In August we were delighted to see further use of our African Education Research Database, created in partnership with the REAL Centre at the University of Cambridge to raise the profile of African research in the field of education. Two new academic articles were published drawing on over 4,000 pieces of research now available in the database.
In September we put our scholarships evidence into action, launching the African Scholarship hub which hosts scholarships from over 350 providers. This is a step towards our aim of increasing access to higher education for students from sub-Saharan Africa.
In October we ran workshops to explore increasing access to vital education data for use by African scholars and policy makers.
November saw the launch of our survey for female students, graduates and faculty; to better understand the barriers they face accessing leadership skills and roles.

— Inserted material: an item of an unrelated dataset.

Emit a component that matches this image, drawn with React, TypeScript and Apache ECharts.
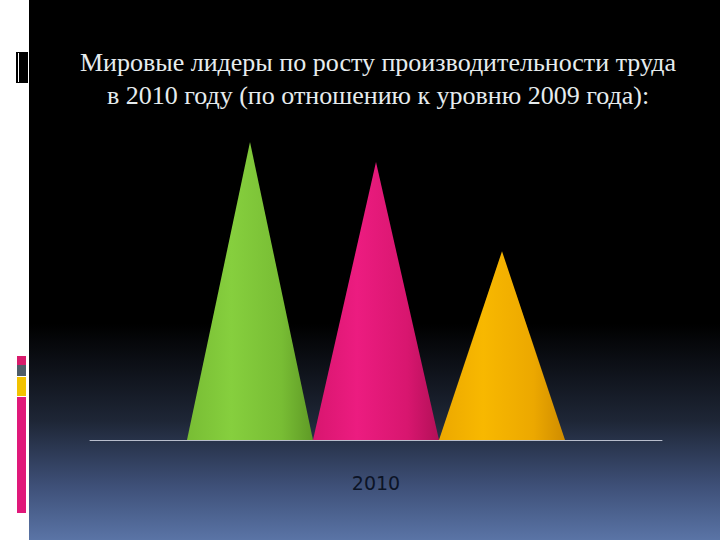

In a lovely way to end the year, we launched our African Jobs Board in December – the first pan-African academic jobs board - in partnership with Warwick Employment Group and AAU.
In 2021, we will seek to build on these successes, ensuring that evidence and data have a real impact on outcomes for young people. It will be a particularly important year for us as we will be turning 5 years old.
We hope you will continue to be part of our mission as we launch an ambitious 5-year strategy designed to support a data and evidence-led transformation of tertiary education in sub-Saharan Africa.
I wish you all a peaceful holiday season and prosperous New Year.